> [WHAT TO DO]: Find every line with the word "matplotlib". Copy those lines.

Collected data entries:
>>>

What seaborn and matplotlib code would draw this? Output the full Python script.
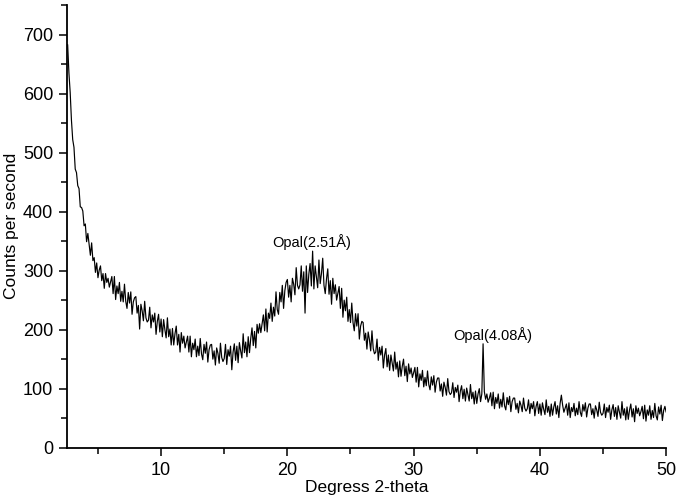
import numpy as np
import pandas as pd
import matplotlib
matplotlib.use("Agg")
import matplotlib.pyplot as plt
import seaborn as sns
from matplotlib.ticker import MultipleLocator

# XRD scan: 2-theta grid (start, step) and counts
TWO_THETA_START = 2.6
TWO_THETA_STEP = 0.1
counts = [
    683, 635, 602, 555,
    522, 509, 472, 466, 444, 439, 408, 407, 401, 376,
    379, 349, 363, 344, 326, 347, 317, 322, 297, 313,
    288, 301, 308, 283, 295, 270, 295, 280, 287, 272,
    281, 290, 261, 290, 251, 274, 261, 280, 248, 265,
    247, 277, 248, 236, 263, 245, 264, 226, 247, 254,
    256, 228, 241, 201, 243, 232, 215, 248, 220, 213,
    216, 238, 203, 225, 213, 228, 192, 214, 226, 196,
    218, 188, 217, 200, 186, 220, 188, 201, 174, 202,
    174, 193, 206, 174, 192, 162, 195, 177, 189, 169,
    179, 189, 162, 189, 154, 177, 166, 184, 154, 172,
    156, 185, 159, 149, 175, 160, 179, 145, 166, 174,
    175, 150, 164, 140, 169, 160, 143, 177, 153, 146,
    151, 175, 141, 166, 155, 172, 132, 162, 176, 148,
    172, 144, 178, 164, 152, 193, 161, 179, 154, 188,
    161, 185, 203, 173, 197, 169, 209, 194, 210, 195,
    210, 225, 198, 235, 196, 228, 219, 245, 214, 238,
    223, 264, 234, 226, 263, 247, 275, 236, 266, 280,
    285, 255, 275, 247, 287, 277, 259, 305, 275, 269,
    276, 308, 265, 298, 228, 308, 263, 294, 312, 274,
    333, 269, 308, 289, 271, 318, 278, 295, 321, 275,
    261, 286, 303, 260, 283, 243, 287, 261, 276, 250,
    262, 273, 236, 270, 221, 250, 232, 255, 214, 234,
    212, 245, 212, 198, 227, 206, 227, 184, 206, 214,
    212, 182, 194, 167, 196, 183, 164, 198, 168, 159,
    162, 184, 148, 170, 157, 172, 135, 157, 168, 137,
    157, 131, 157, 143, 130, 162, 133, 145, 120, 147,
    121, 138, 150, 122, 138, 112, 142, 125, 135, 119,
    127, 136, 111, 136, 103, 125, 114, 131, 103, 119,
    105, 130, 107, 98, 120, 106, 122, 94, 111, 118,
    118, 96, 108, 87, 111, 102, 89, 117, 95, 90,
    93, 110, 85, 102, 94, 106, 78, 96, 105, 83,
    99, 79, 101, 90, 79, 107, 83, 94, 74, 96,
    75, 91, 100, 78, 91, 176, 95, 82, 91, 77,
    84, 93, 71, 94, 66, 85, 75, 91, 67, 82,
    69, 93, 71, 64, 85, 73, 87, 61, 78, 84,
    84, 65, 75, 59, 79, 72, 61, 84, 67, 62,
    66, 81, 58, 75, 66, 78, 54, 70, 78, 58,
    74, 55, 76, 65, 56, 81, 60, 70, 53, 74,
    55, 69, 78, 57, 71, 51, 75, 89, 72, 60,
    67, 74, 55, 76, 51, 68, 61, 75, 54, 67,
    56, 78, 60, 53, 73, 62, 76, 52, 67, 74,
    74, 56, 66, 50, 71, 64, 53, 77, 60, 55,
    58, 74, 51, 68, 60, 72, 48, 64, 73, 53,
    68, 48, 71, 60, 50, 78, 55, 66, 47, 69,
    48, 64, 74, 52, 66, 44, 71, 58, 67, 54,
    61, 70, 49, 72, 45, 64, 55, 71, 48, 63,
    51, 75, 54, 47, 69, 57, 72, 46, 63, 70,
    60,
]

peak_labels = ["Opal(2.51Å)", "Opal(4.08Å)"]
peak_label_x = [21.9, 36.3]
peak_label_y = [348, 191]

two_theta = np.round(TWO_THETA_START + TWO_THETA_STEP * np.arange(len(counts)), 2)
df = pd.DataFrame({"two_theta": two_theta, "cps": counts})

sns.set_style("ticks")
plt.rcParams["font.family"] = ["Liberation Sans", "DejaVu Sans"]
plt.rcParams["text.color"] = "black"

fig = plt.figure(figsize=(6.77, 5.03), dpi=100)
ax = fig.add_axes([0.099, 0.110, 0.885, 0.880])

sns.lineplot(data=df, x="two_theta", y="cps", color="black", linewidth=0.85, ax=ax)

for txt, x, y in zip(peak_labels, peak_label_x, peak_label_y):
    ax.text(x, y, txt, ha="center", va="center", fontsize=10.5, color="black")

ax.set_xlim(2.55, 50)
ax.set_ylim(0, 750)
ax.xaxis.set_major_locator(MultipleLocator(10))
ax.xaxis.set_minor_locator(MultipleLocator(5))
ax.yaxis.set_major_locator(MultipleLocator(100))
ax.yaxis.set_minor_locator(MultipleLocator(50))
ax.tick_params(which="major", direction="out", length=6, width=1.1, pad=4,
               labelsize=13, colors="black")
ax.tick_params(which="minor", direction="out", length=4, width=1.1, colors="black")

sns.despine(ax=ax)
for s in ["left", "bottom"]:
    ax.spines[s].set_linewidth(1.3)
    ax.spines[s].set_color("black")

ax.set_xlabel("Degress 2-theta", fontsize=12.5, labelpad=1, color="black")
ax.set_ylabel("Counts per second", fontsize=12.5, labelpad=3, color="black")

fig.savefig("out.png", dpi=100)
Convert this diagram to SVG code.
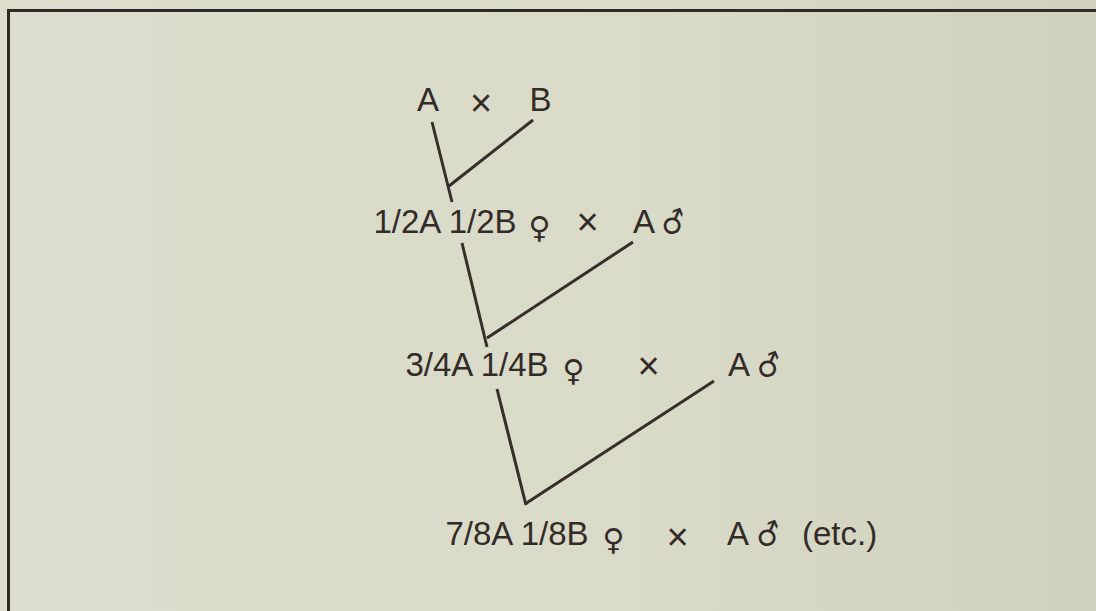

<<<

> [SOLUTION TO THE EXERCISE]:
What seaborn and matplotlib code would draw this? Output the full Python script.
import matplotlib
matplotlib.use("Agg")
import matplotlib.pyplot as plt
from matplotlib.ticker import MultipleLocator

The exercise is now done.